Other case on the ‘incidental’ horizontal direct effect of Directives is Case 444/98 Unilever Italia v Central Food SpA [2000] ECR I-7535. This case involved a contractual dispute where the referenced Directive was merely incidental to proving the breach of contract and had nothing to do with enforcing an EC right. The conflict was over the relevance of different labeling requirements and which should be complied with. Directive 83/189 was involved, since Italy had introduced labeling requirements for geographical origin on olive oil. Under the Directive, Italy should have notified the Commission of its intention to regulate this labeling. The Commission intended to regulate itself Community-wide and so under the Directive Italy should not have introduced any such regulation. Central Food was supplied by Unilever without the labeling required under the Italian regulation and was refusing to pay because the labeling did not conform to Italian law. Unilever argued that Italian law could not apply, since it was effectively in breach of the Directive. The ECJ agreed, holding that this did not conflict with the restriction on horizontal direct effect in the case of Directives because the relevant Directive in this matter did not involve rights on which any of the parties might rely. In essence, the ECJ held that a substantial procedural defect in implementing a Directive could nullify domestic law in the context of a contract and give domestic courts the power to interpret any legal dispute arising in this context based solely on their own contract law.
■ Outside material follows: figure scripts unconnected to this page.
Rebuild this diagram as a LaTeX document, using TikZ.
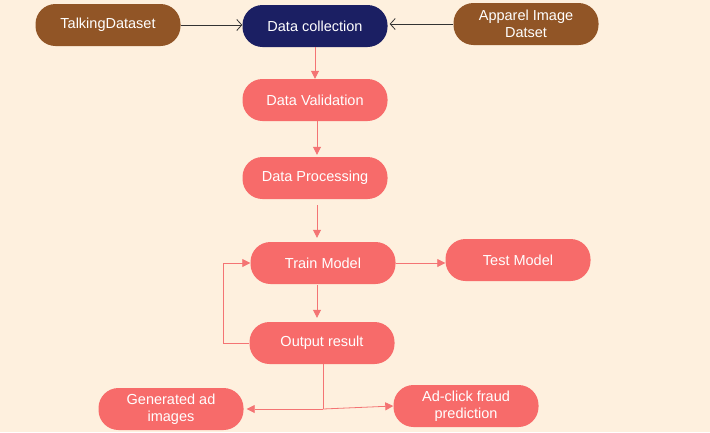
\documentclass[tikz,border=0pt]{standalone}
\usepackage{fontspec}
\setmainfont{Liberation Sans}
\usetikzlibrary{arrows.meta}
\definecolor{bg}{HTML}{FEF0DE}
\definecolor{brownbox}{HTML}{915526}
\definecolor{navybox}{HTML}{1B1F63}
\definecolor{salmon}{HTML}{F76B6A}
\definecolor{salline}{HTML}{F47474}
\definecolor{darkline}{HTML}{333333}
\begin{document}
\begin{tikzpicture}[x=1pt,y=-1pt,
  pill/.style={rounded corners=20pt, minimum width=145pt, minimum height=42pt, inner sep=2pt,
    text=white, align=center, font=\fontsize{14.5}{16.5}\selectfont},
  brownpill/.style={pill, fill=brownbox},
  navypill/.style={pill, fill=navybox},
  salpill/.style={pill, fill=salmon},
  blackarrow/.style={draw=darkline, line width=0.8pt, -{Straight Barb[length=5pt,width=11pt]}},
  salarrow/.style={draw=salline, line width=0.8pt, -{Triangle[length=8pt,width=8pt]}},
  salline/.style={draw=salline, line width=0.8pt}]
\fill[bg] (0,0) rectangle (710,432);
\useasboundingbox (0,0) rectangle (710,432);

\node[brownpill] (talk) at (108,25) {TalkingDataset};
\node[navypill] (coll) at (315,26) {Data collection};
\node[brownpill] (app) at (526,24) {Apparel Image\\Datset};
\node[salpill] (val) at (315,100) {Data Validation};
\node[salpill] (proc) at (315,178) {Data Processing};
\node[salpill] (train) at (323,263) {Train Model};
\node[salpill] (test) at (518,260) {Test Model};
\node[salpill] (out) at (322,343) {Output result};
\node[salpill] (gen) at (171,409) {Generated ad\\images};
\node[salpill] (ad) at (466,406) {Ad-click fraud\\prediction};

\coordinate (split) at (323,409);
\coordinate (loopb) at (223,343);
\coordinate (loopt) at (223,263);

\draw[blackarrow] (talk.east) -- (coll.west |- talk.east);
\draw[blackarrow] (app.west) -- ([xshift=2pt]coll.east |- app.west);
\draw[salarrow] (coll.south) -- (val.north);
\draw[salarrow] ([xshift=2pt]val.south) -- ([xshift=2pt,yshift=2pt]proc.north);
\draw[salarrow] ([xshift=2pt,yshift=-6pt]proc.south) -- ([xshift=-6pt,yshift=4pt]train.north);
\draw[salarrow] (train.east) -- (test.west |- train.east);
\draw[salarrow] ([xshift=-6pt,yshift=-1pt]train.south) -- ([xshift=-5pt,yshift=4pt]out.north);
\draw[salarrow] (out.west) -- (loopb) -- (loopt) -- (train.west);
\draw[salline] (out.south -| split) -- (split);
\draw[salarrow] (split) -- ([xshift=3pt]gen.east);
\draw[salarrow] (split) -- (ad.west);
\end{tikzpicture}
\end{document}
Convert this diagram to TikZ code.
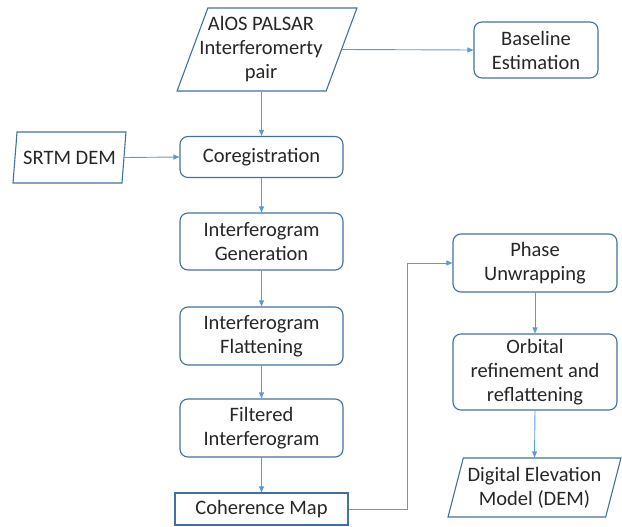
\documentclass[tikz,border=0pt]{standalone}
\usepackage{fontspec}
\setmainfont{Carlito}
\usetikzlibrary{shapes.geometric,arrows.meta}
\definecolor{boxblue}{HTML}{41719C}
\definecolor{arrowblue}{HTML}{5B9BD5}
\definecolor{txt}{HTML}{262626}
\begin{document}
\begin{tikzpicture}[x=1pt,y=-1pt,
  font=\fontsize{20.5}{24}\selectfont,
  every node/.style={text=txt, inner sep=1pt, align=center},
  rbox/.style={draw=boxblue, line width=1.1pt, rounded corners=8pt, minimum width=163pt},
  sbox/.style={draw=boxblue, line width=1.1pt, minimum width=173pt, minimum height=32pt},
  pbox/.style={trapezium, trapezium stretches=true, draw=boxblue, line width=1.1pt},
  arr/.style={draw=arrowblue, line width=0.9pt, -{Triangle[length=6pt,width=5pt]}}]
\useasboundingbox (0,0) rectangle (622,527);
\node[pbox, trapezium left angle=76.5, trapezium right angle=103.5, minimum width=180pt, minimum height=83pt,
  label={[xshift=-6pt, text=txt, align=center]center:AlOS PALSAR\\Interferomerty\\pair}] (alos) at (267,49.5) {\phantom{x}};
\node[rbox, minimum width=124pt, minimum height=56pt] (base) at (536,50) {Baseline\\Estimation};
\node[pbox, trapezium left angle=76.8, trapezium right angle=103.2, minimum width=113pt, minimum height=51pt] (srtm) at (69.5,157.5) {SRTM DEM};
\node[rbox, minimum height=41pt] (coreg) at (261.5,157) {Coregistration};
\node[rbox, minimum height=57pt] (gen) at (261.5,241.5) {Interferogram\\Generation};
\node[rbox, minimum height=58pt] (flat) at (261.5,336) {Interferogram\\Flattening};
\node[rbox, minimum height=58pt] (filt) at (261.5,428) {Filtered\\Interferogram};
\node[sbox] (coh) at (261.5,509) {Coherence Map};
\node[rbox, minimum width=164pt, minimum height=58pt] (phase) at (535,263) {Phase\\Unwrapping};
\node[rbox, minimum width=164pt, minimum height=76pt] (orb) at (535,372) {Orbital\\refinement and\\reflattening};
\node[pbox, trapezium left angle=71.3, trapezium right angle=108.7, minimum width=173pt, minimum height=59pt] (dem) at (534.5,487.5) {Digital Elevation\\Model (DEM)};
\coordinate (bend) at (407,0);
\draw[arr] (alos.east) -- (base.west);
\draw[arr] (coreg.north |- alos.south) -- (coreg.north);
\draw[arr] (srtm.east) -- (coreg.west);
\draw[arr] (coreg.south) -- (gen.north);
\draw[arr] (gen.south) -- (flat.north);
\draw[arr] (flat.south) -- (filt.north);
\draw[arr] (filt.south) -- (coh.north);
\draw[arr] (coh.east) -- (coh.east -| bend) |- (phase.west);
\draw[arr] (phase.south) -- (orb.north);
\draw[arr] (orb.south) -- (dem.north);
\end{tikzpicture}
\end{document}
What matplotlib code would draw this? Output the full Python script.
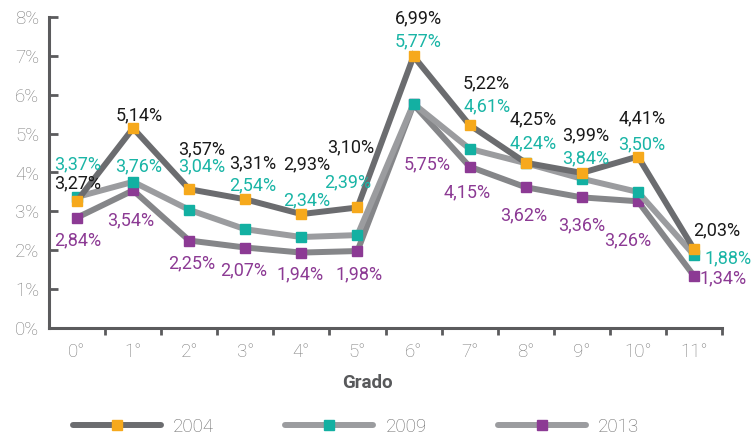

Unilever (2000) illustrates one of three strategies employed by the European Court of Justice for approximating the results of horizontal direct effect without expressly applying the concept. In this instance, the court sanctioned the use of an unimplemented Directive in a legal dispute between private parties. In so doing, it implicitly allowed for horizontal direct effect, provided no particular obligation was placed on the defendant.
Incidental horizontal effect applies only in a very few situations, and these seem mostly to be a ‘one-off’, where private parties were concerned on both sides, but where no particular obligation was put on the defendant.